Step:2.1.4.2.1.3.2.1
Isolate the factor of $2$ in the denominator.
$$e = 12 - \frac{2 \cdot 25}{2 \cdot 2}$$
Step:2.1.4.2.1.3.2.2
Cancel out the common factor of $2$.
$$e = 12 - \frac{\cancel{2} \cdot 25}{\cancel{2} \cdot 2}$$
Step:2.1.4.2.1.3.2.3
Express the simplified form of $e$.
$$e = 12 - \frac{25}{2}$$
Step:2.1.4.2.2
Convert $12$ to a fraction with the same denominator as $\frac{25}{2}$.
$$e = \frac{12 \cdot 2}{2} - \frac{25}{2}$$
Step:2.1.4.2.3
Combine the fractions over a common denominator.
$$e = \frac{24 - 25}{2}$$
Step:2.1.4.2.4
Simplify the numerator.
$$e = \frac{-1}{2}$$
Step:2.1.5
Insert the values of $a$, $d$, and $e$ into the vertex form equation.
$$y = 2\left(x - \frac{5}{2}\right)^2 - \frac{1}{2}$$
Step:2.2
Set $y$ equal to the transformed equation.
$$y = 2\left(x - \frac{5}{2}\right)^2 - \frac{1}{2}$$
Step:3
Identify $a$, $h$, and $k$ from the vertex form $y = a(x - h)^2 + k$.
$$a = 2, h = \frac{5}{2}, k = -\frac{1}{2}$$
Step:4
The parabola opens upwards since $a$ is positive.
Step:5
Determine the vertex $(h, k)$.
$$(\frac{5}{2}, -\frac{1}{2})$$
Step:6
Calculate $p$, the distance from the vertex to the focus of the parabola.
Step:6.1
Use the formula for the distance from the vertex to the focus $p = \frac{1}{4a}$.
Step:6.2
Substitute the value of $a$ into the formula.
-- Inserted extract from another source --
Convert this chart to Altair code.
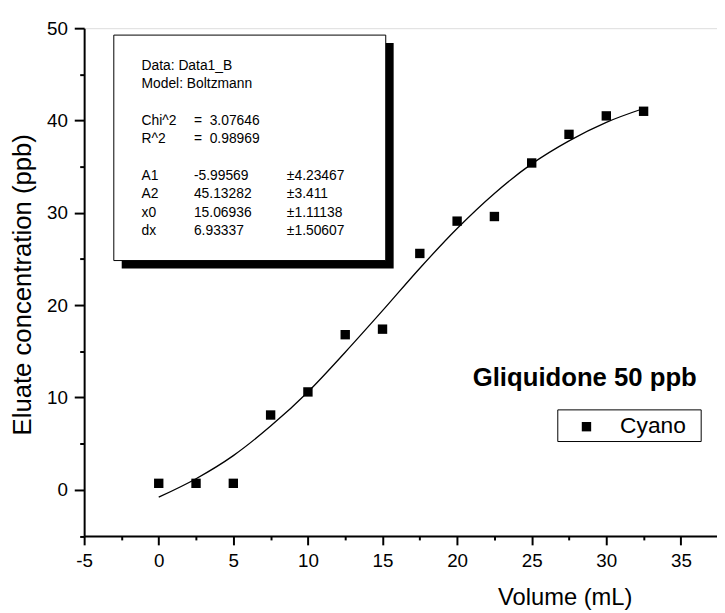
import altair as alt
import pandas as pd

# ---- data ----
volume = [0, 2.5, 5, 7.5, 10, 12.5, 15, 17.5, 20, 22.5, 25, 27.5, 30, 32.5]
eluate = [0.7, 0.7, 0.7, 8.1, 10.6, 16.8, 17.4, 25.6, 29.1, 29.6, 35.4, 38.5, 40.5, 41.0]
fit_volume = [0, 2.5, 5, 7.5, 10, 12.5, 15, 17.5, 20, 22.5, 25, 27.5, 30, 32.5]
fit_eluate = [-0.8, 1.2, 3.7, 6.9, 10.6, 14.9, 19.4, 24.0, 28.3, 32.1, 35.3, 37.8, 39.8, 41.3]

x_ticks = [-5, -2.5, 0, 2.5, 5, 7.5, 10, 12.5, 15, 17.5, 20, 22.5, 25, 27.5, 30, 32.5, 35]
y_ticks = [-5, 0, 5, 10, 15, 20, 25, 30, 35, 40, 45, 50]

box_col1 = ["Data: Data1_B", "Model: Boltzmann", "Chi^2", "R^2", "A1", "A2", "x0", "dx"]
box_col2 = ["", "", "=\u00a0\u00a03.07646", "=\u00a0\u00a00.98969", "-5.99569", "45.13282", "15.06936", "6.93337"]
box_col3 = ["", "", "", "", "\u00b14.23467", "\u00b13.411", "\u00b11.11138", "\u00b11.50607"]

title_text = "Gliquidone 50 ppb"
legend_label = "Cyano"

# ---- layout (pixels, relative to plot area) ----
W, H = 640, 513.5
FONT = "Liberation Sans"
box_cols_x = [58, 111, 205]
box_rows_y = [38, 56.6, 93.8, 112.4, 149.6, 168.2, 186.8, 205.4]

pts = pd.DataFrame({"x": volume, "y": eluate})
fit = pd.DataFrame({"x": fit_volume, "y": fit_eluate})

x_axis = alt.Axis(
    values=x_ticks, title="Volume (mL)", grid=False,
    labelExpr="datum.value % 5 === 0 ? '' + datum.value : ''",
    tickSize={"condition": {"test": "datum.value % 5 === 0", "value": 9}, "value": 4},
    tickWidth=2, domainWidth=2, domainColor="black", tickColor="black",
    labelColor="black", labelFont=FONT, labelFontSize=19, labelPadding=7,
    labelFlush=False, labelOverlap=False,
    titleFont=FONT, titleFontSize=24, titleFontWeight="normal", titleColor="black",
    titleX=486, titleY=69.5, titleBaseline="alphabetic", titleAlign="center",
)
y_axis = alt.Axis(
    values=y_ticks, title="Eluate concentration (ppb)", grid=False,
    labelExpr="datum.value % 10 === 0 ? '' + datum.value : ''",
    tickSize={"condition": {"test": "datum.value % 10 === 0", "value": 10}, "value": 4.5},
    tickWidth=2, domainWidth=2, domainColor="black", tickColor="black",
    labelColor="black", labelFont=FONT, labelFontSize=19, labelPadding=7,
    labelFlush=False, labelOverlap=False,
    titleFont=FONT, titleFontSize=26, titleFontWeight="normal", titleColor="black",
    titleAngle=270, titleX=-54, titleY=259, titleBaseline="alphabetic", titleAlign="center",
)

xenc = alt.X("x:Q", scale=alt.Scale(domain=[-5, 37.42], nice=False, zero=False), axis=x_axis)
yenc = alt.Y("y:Q", scale=alt.Scale(domain=[-5, 50], nice=False, zero=False), axis=y_axis)

curve = alt.Chart(fit).mark_line(color="black", strokeWidth=1.3, interpolate="monotone").encode(x=xenc, y=yenc)
points = alt.Chart(pts).mark_square(color="black", size=90, opacity=1, filled=True).encode(x=xenc, y=yenc)

one = pd.DataFrame({"k": [0]})
layers = [curve, points]

# annotation box with shadow
layers.append(alt.Chart(one).mark_rect(fill="black").encode(
    x=alt.value(38), x2=alt.value(313), y=alt.value(15), y2=alt.value(243)))
layers.append(alt.Chart(one).mark_rect(fill="white", stroke="black", strokeWidth=1).encode(
    x=alt.value(30), x2=alt.value(305), y=alt.value(7), y2=alt.value(235)))

for cx, col in zip(box_cols_x, [box_col1, box_col2, box_col3]):
    for ry, s in zip(box_rows_y, col):
        if not s:
            continue
        layers.append(alt.Chart(pd.DataFrame({"t": [s]})).mark_text(
            font=FONT, fontSize=14, align="left", baseline="middle", color="black"
        ).encode(text="t:N", x=alt.value(cx), y=alt.value(ry)))

# title text
layers.append(alt.Chart(pd.DataFrame({"t": [title_text]})).mark_text(
    font=FONT, fontSize=26, fontWeight="bold", align="left", baseline="alphabetic", color="black"
).encode(text="t:N", x=alt.value(393), y=alt.value(362)))

# legend
layers.append(alt.Chart(one).mark_rect(fill="white", stroke="black", strokeWidth=1).encode(
    x=alt.value(479), x2=alt.value(624), y=alt.value(386), y2=alt.value(418)))
layers.append(alt.Chart(one).mark_square(color="black", size=90, opacity=1, filled=True).encode(
    x=alt.value(508), y=alt.value(403)))
layers.append(alt.Chart(pd.DataFrame({"t": [legend_label]})).mark_text(
    font=FONT, fontSize=23, align="left", baseline="middle", color="black"
).encode(text="t:N", x=alt.value(542), y=alt.value(402)))

chart = alt.layer(*layers).properties(
    width=W, height=H,
    autosize=alt.AutoSizeParams(type="none"),
    padding={"left": 77, "top": 17, "right": 0, "bottom": 74},
).configure_view(strokeWidth=0).configure(background="white")

chart.save("out.html", embed_options={"renderer": "svg", "actions": False})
$$p = \frac{1}{4 \cdot 2}$$
Step:6.3
Simplify the expression.
$$p = \frac{1}{8}$$
Step:7
Locate the focus of the parabola.
Step:7.1
The focus is found by adding $p$ to the $k$ coordinate of the vertex for a parabola that opens up.
$$(h, k + p)$$
Step:7.2
Insert the known values for $h$, $k$, and $p$ and simplify.
$$(\frac{5}{2}, -\frac{1}{2} + \frac{1}{8})$$ $$(\frac{5}{2}, -\frac{3}{8})$$
Step:8
The axis of symmetry is the line that passes through the vertex and the focus.
$$x = \frac{5}{2}$$
Step:9
The axis of symmetry for the given quadratic function is $x = \frac{5}{2}$.
Knowledge Notes:
To find the axis of symmetry for a quadratic function in the form $f(x) = ax^2 + bx + c$, you can use the formula $x = -\frac{b}{2a}$. This formula derives from the process of completing the square, which involves rewriting the quadratic in vertex form, $y = a(x - h)^2 + k$, where $(h, k)$ is the vertex of the parabola. The axis of symmetry is a vertical line that passes through the vertex of the parabola and divides it into two mirror-image halves. For a parabola that opens upwards (when $a > 0$) or downwards (when $a < 0$), the axis of symmetry will always be the line $x = h$.